What Is Total Economic Activity?

One form of economic activity almost always leads to others. When a person is paid a salary, for instance, he or she spends that salary on a variety of goods and services. That expenditure then supports other jobs. As a result, total economic activity that results from an event (such as a factory opening or closure, or an increase or decrease in activity spurred by government incentives or regulations) includes more than just direct impacts.

total economic activity-impact

Direct Impacts include wages and spending on goods and services associated with an event. Let’s say a new shoe manufacturing plant with a payroll of $1,000,000, purchases $450,000 from local suppliers and pays property taxes of $50,000; this would result in a direct contribution of $1,500,000 to the local economy.

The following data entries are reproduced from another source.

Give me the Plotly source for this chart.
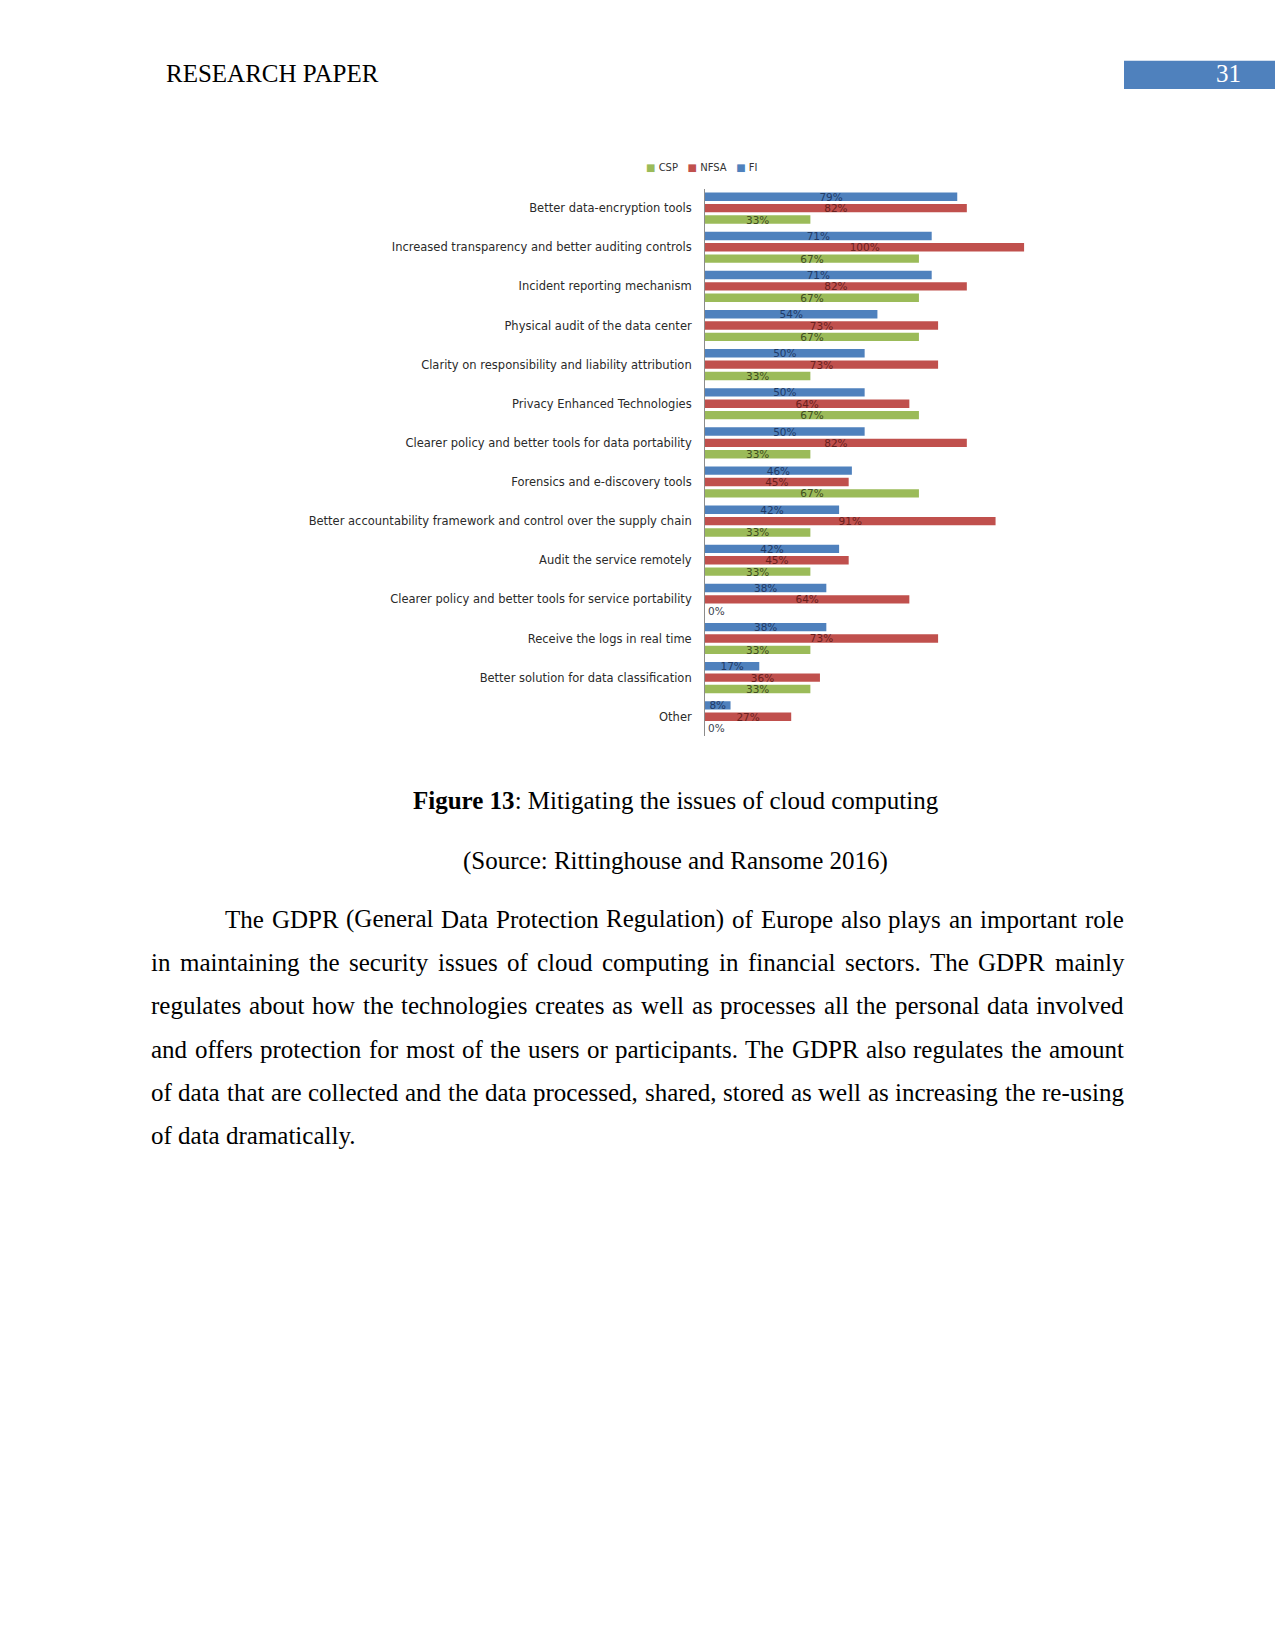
import plotly.graph_objects as go

# ---------------- data ----------------
categories = [
    "Better data-encryption tools",
    "Increased transparency and better auditing controls",
    "Incident reporting mechanism",
    "Physical audit of the data center",
    "Clarity on responsibility and liability attribution",
    "Privacy Enhanced Technologies",
    "Clearer policy and better tools for data portability",
    "Forensics and e-discovery tools",
    "Better accountability framework and control over the supply chain",
    "Audit the service remotely",
    "Clearer policy and better tools for service portability",
    "Receive the logs in real time",
    "Better solution for data classification",
    "Other",
]
fi_values = [79, 71, 71, 54, 50, 50, 50, 46, 42, 42, 38, 38, 17, 8]
nfsa_values = [82, 100, 82, 73, 73, 64, 82, 45, 91, 45, 64, 73, 36, 27]
csp_values = [33, 67, 67, 67, 33, 67, 33, 67, 33, 33, 0, 33, 33, 0]

series_names = ["FI", "NFSA", "CSP"]
series_colors = ["#4F81BD", "#C0504D", "#9BBB59"]
label_colors = ["#1F3A66", "#6A1F1D", "#3E4D1E"]

header_text = "RESEARCH PAPER"
page_number = "31"
caption_bold = "Figure 13"
caption_rest = ": Mitigating the issues of cloud computing"
source_text = "(Source: Rittinghouse and Ransome 2016)"
paragraph_lines = [
    "The GDPR (General Data Protection Regulation) of Europe also plays an important role",
    "in maintaining the security issues of cloud computing in financial sectors. The GDPR mainly",
    "regulates about how the technologies creates as well as processes all the personal data involved",
    "and offers protection for most of the users or participants. The GDPR also regulates the amount",
    "of data that are collected and the data processed, shared, stored as well as increasing the re-using",
    "of data dramatically.",
]

# ---------------- page geometry ----------------
W, H = 1275, 1650


def px(x):
    return x / W


def py(y):
    return 1 - y / H


fig = go.Figure()

for name, vals, col, lcol in zip(series_names, [fi_values, nfsa_values, csp_values],
                                 series_colors, label_colors):
    fig.add_trace(go.Bar(
        y=categories, x=vals, name=name, orientation="h",
        marker=dict(color=col, line=dict(width=0)),
        text=[f"{v}%" for v in vals],
        textposition=["outside" if v == 0 else "inside" for v in vals],
        insidetextanchor="middle",
        constraintext="none",
        textangle=0,
        insidetextfont=dict(family="DejaVu Sans", size=10.5, color=lcol),
        outsidetextfont=dict(family="DejaVu Sans", size=10.5, color="#3A3F4F"),
        cliponaxis=False,
        showlegend=False,
    ))

fig.update_layout(
    width=W, height=H,
    margin=dict(l=0, r=0, t=0, b=0),
    paper_bgcolor="white", plot_bgcolor="white",
    barmode="group", bargap=0.13, bargroupgap=0.26,
    xaxis=dict(domain=[px(705), px(1024.3)], range=[0, 100],
               showgrid=False, zeroline=False, showticklabels=False, showline=False),
    yaxis=dict(domain=[py(736.3), py(188.6)], type="category",
               categoryorder="array", categoryarray=categories,
               autorange="reversed", showgrid=False, zeroline=False,
               showline=True, linecolor="#8C8C8C", linewidth=1,
               ticks="", ticklabelstandoff=10,
               tickfont=dict(family="DejaVu Sans", size=11.5, color="#2A2A2A")),
)

annotations = []

# legend (compact, as in the source image)
SP = "\u00a0\u00a0\u00a0"
legend_html = SP.join(
    f"<span style='color:{c}'>■</span> {n}"
    for n, c in zip(series_names[::-1], series_colors[::-1])
)
annotations.append(dict(x=px(645), y=py(167.3), xref="paper", yref="paper",
                        xanchor="left", yanchor="middle", showarrow=False,
                        text=legend_html, borderpad=0,
                        font=dict(family="DejaVu Sans", size=10, color="#333333")))

SERIF = "Liberation Serif"
FS = 25
MID = 0.3375 * FS  # baseline -> middle of text box

# header
annotations.append(dict(x=px(165), y=py(82 - MID), xref="paper", yref="paper",
                        xanchor="left", yanchor="middle", showarrow=False, borderpad=0,
                        text=header_text, font=dict(family=SERIF, size=FS, color="black")))
annotations.append(dict(x=px(1228), y=py(82 - MID), xref="paper", yref="paper",
                        xanchor="center", yanchor="middle", showarrow=False, borderpad=0,
                        text=page_number, font=dict(family=SERIF, size=FS, color="white")))

# caption + source
annotations.append(dict(x=px(675.5), y=py(809 - MID), xref="paper", yref="paper",
                        xanchor="center", yanchor="middle", showarrow=False, borderpad=0,
                        text=f"<b>{caption_bold}</b>{caption_rest}",
                        font=dict(family=SERIF, size=FS, color="black")))
annotations.append(dict(x=px(675.5), y=py(869 - MID), xref="paper", yref="paper",
                        xanchor="center", yanchor="middle", showarrow=False, borderpad=0,
                        text=source_text, font=dict(family=SERIF, size=FS, color="black")))

# Times / Liberation Serif advance widths (1/1000 em)
TW = {
    'a': 444, 'b': 500, 'c': 444, 'd': 500, 'e': 444, 'f': 333, 'g': 500, 'h': 500,
    'i': 278, 'j': 278, 'k': 500, 'l': 278, 'm': 778, 'n': 500, 'o': 500, 'p': 500,
    'q': 500, 'r': 333, 's': 389, 't': 278, 'u': 500, 'v': 500, 'w': 722, 'x': 500,
    'y': 500, 'z': 444,
    'A': 722, 'B': 667, 'C': 667, 'D': 722, 'E': 611, 'F': 556, 'G': 722, 'H': 722,
    'I': 333, 'J': 389, 'K': 722, 'L': 611, 'M': 889, 'N': 722, 'O': 722, 'P': 556,
    'Q': 722, 'R': 667, 'S': 556, 'T': 611, 'U': 722, 'V': 722, 'W': 944, 'X': 722,
    'Y': 722, 'Z': 611,
    '(': 333, ')': 333, '.': 250, ',': 250, '-': 333, ':': 278, ' ': 250,
}


def text_width(s):
    return sum(TW.get(ch, 500) for ch in s) * FS / 1000


left_margin, right_margin, indent = 150, 1123, 224
baseline0, line_step = 927.7, 43.3

for i, line in enumerate(paragraph_lines):
    base = baseline0 + i * line_step
    start = indent if i == 0 else left_margin
    if i == len(paragraph_lines) - 1:
        annotations.append(dict(x=px(start), y=py(base - MID), xref="paper", yref="paper",
                                xanchor="left", yanchor="middle", showarrow=False,
                                borderpad=0, text=line,
                                font=dict(family=SERIF, size=FS, color="black")))
        continue
    words = line.split(" ")
    widths = [text_width(w) for w in words]
    gap = (right_margin - start - sum(widths)) / (len(words) - 1)
    x = start
    for w, wd in zip(words, widths):
        annotations.append(dict(x=px(x), y=py(base - MID), xref="paper", yref="paper",
                                xanchor="left", yanchor="middle", showarrow=False,
                                borderpad=0, text=w,
                                font=dict(family=SERIF, size=FS, color="black")))
        x += wd + gap

fig.update_layout(annotations=annotations)

# page-number box
fig.add_shape(type="rect", xref="paper", yref="paper",
              x0=px(1124), x1=1.0, y0=py(89), y1=py(60.7),
              fillcolor="#4F81BD", line=dict(width=0), layer="below")

fig.write_html(
    "out.html",
    config={"displayModeBar": False},
    post_script="document.body.style.margin='0px';document.body.style.overflow='hidden';",
)
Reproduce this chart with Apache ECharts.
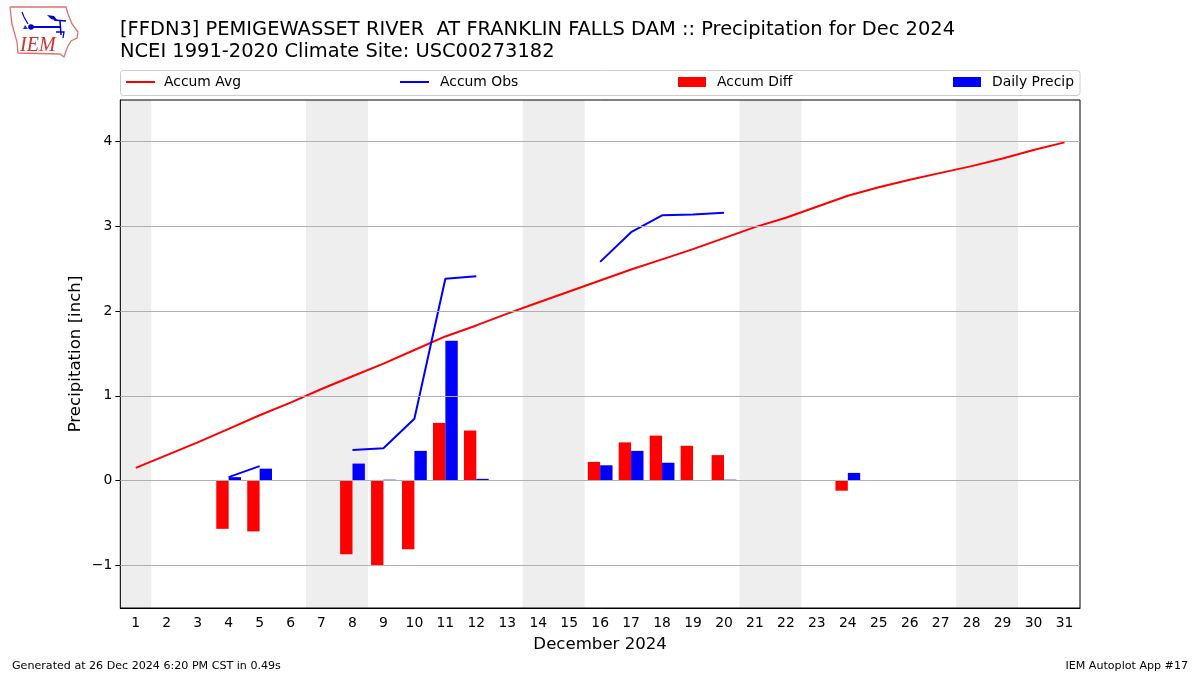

Indirect Impacts are the production, employment and income changes occurring in other businesses/industries in the community that supply inputs to the project industry. For instance, if the manufacturing facility sourced $75,000 worth of shoe strings from a local business. That $75,000 would be used to pay for a portion of the direct expenditures of the shoe string business and constitute another round of expenditures set in motion by the initial event—the opening of a new shoe manufacturing facility.

Induced Impacts are the effects of spending by the households in the local economy as the result of direct and indirect effects from an economic activity. The induced effects arise when employees who are working for the manufacturing plant spend their new income in the community. This in turn sets off a new round of spending, as the employees in the movie theaters, restaurants and grocery stores go out and spend their own wages.

The sum of the direct, indirect and induced activity associated with an even is its total economic impact.

In order to calculate total economic activity, a multiplier is applied to the direct impact figures. The multiplier is an estimate of how much additional economic activity will result from an investment in the economy. It is called the multiplier because total impacts are larger than the initial, direct impacts.

For example, an aggregate economic multiplier of 2 would mean that for each dollar spent on the event, $2.00 in economic activity is generated. If the original $1.00 spent on the event (direct impact) is subtracted from the total of $2.00, the result indicates that indirect and induced impacts equal $1.00.